Confusion on disable automatic type creation


(Cord Thomas) #1

I have a collection of JSON files that all together have over 1,000 fields. After a first round ingestion, I identified ~65 fields that would be interesting.

I am loading the JSON files into ES via the curl XPOST method if that matters.

I have tried to create the index with a mapping definition that starts like this, with all 65 fields:

PUT /pubsjson/_mapping/pub
{
"_all" : { "enabled" : false },
"dynamic": false,
"properties" : {
"navTitle" : { "type": "text" },
"par.product.long_abstract" : { "type": "text" },
...

When I try this, dynamic fields are still created.

I tried "dynamic": "strict" and others.

From https://www.elastic.co/guide/en/elasticsearch/reference/current/dynamic-mapping.html#_disabling_automatic_type_creation i tried recreating my index and applied this:

PUT pubsjson/_settings
{
"index.mapper.dynamic":false
}

Yet, it still creates all the fields in the JSON file i submit.

what am I missing? Is it possible the old types are still in Elasticsearch's bowels from my first ingestion somehow? I am deleting the index each time.

I understand i could create a mapping with all 1,000+ fields and explicitly ignore those we don't want, but that doesn't scale well as these JSON will evolve over time.


(Jason Tedor) #2

The index setting index.mapper.dynamic is about types and you're trying to prevent new fields from being added.
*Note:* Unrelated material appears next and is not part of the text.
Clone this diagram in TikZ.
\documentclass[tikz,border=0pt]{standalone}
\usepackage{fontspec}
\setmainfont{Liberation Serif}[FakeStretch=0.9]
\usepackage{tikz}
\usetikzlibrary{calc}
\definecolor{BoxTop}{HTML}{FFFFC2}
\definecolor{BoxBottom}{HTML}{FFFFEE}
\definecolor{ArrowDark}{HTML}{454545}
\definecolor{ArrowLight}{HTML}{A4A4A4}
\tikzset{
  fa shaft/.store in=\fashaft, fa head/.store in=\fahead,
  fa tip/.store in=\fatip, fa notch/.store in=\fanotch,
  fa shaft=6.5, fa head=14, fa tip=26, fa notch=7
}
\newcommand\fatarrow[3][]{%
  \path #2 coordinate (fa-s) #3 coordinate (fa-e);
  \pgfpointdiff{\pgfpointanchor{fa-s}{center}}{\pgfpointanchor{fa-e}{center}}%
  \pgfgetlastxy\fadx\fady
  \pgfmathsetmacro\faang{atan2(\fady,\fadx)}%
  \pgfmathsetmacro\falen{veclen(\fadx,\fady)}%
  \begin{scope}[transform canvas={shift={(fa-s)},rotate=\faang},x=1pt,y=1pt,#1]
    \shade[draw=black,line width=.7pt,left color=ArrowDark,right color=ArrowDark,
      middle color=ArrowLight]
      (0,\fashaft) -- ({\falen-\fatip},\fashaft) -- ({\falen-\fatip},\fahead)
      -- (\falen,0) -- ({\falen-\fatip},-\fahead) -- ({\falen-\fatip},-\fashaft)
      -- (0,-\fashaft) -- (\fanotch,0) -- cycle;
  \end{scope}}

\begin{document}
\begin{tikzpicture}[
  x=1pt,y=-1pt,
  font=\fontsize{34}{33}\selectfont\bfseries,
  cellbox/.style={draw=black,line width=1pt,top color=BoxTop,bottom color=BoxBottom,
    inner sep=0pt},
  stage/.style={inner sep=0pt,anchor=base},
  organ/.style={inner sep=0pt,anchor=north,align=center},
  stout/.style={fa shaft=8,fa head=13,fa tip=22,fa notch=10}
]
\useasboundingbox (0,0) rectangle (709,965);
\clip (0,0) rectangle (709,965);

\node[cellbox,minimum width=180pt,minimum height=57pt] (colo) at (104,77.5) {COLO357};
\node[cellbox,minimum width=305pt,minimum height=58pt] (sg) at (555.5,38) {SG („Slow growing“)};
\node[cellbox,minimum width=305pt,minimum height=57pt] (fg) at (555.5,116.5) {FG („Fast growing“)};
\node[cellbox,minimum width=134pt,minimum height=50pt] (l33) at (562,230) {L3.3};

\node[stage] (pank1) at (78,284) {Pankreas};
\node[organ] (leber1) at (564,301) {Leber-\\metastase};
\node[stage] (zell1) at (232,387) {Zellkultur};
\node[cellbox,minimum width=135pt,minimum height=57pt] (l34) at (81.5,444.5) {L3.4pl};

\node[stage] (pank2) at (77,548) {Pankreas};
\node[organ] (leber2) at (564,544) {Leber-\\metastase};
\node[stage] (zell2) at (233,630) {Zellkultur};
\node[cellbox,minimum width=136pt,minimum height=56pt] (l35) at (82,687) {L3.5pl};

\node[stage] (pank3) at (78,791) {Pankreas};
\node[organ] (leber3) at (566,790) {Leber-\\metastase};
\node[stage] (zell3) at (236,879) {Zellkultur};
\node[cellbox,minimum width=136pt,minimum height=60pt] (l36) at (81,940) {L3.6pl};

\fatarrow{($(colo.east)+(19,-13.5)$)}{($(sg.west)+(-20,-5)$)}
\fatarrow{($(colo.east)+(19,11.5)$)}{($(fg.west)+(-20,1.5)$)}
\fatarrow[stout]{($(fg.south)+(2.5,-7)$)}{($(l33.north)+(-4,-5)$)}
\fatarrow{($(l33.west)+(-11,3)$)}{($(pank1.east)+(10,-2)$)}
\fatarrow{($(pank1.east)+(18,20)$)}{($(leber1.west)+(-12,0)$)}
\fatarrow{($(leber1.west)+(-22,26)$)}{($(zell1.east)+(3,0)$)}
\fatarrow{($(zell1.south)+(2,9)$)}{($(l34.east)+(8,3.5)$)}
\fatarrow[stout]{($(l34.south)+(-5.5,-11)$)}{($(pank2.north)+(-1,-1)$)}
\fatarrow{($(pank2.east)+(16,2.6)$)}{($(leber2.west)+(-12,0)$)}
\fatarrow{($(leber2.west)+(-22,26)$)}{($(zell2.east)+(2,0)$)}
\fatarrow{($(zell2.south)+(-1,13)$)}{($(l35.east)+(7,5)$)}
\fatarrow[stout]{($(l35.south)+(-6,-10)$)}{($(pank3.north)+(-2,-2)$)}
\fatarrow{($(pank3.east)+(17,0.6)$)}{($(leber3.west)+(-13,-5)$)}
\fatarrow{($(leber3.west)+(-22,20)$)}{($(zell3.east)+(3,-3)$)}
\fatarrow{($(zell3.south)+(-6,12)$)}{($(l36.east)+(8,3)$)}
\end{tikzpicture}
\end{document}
For that, you have to use the dynamic property for objects in the mapping:

$ curl -XPUT localhost:9200/i?pretty=true -d '
> {
>   "mappings": {
>     "my_type": {
>       "dynamic": false,
>       "properties": {
>         "my_field": {
>.          "type": "long"
>.        }
>       }
>     }
>   }
> }'
{
  "acknowledged" : true,
  "shards_acknowledged" : true
}

$ curl -XPOST localhost:9200/i/my_type/1?pretty=true -d '
> {
>   "my_field": 123,
>   "another_field": 456
> }'
{
  "_index" : "i",
  "_type" : "my_type",
  "_id" : "1",
  "_version" : 1,
  "result" : "created",
  "_shards" : {
    "total" : 2,
    "successful" : 1,
    "failed" : 0
  },
  "created" : true
}
$ curl -XGET localhost:9200/i/my_type/_mapping?pretty=true
{
  "i" : {
    "mappings" : {
      "my_type" : {
        "dynamic" : "false",
        "properties" : {
          "my_field" : {
            "type" : "long"
          }
        }
      }
    }
  }
}

The last output shows that the mapping was not updated, the field another_field was silently ignored. You can set this to strict to reject documents that contain fields that are not in the mapping. Note that you must set dynamic to false for any inner objects in your mapping, otherwise new fields could appear on the inner objects.

Please note: _source will still contain the unmapped fields, they will just be ignored for indexing.


(Cord Thomas) #3

Thank you - that was my confusion - source vs index. So, now i want to see if i can ignore data in the source. I now know what to look for in my search.


(system) #4

This topic was automatically closed 28 days after the last reply. New replies are no longer allowed.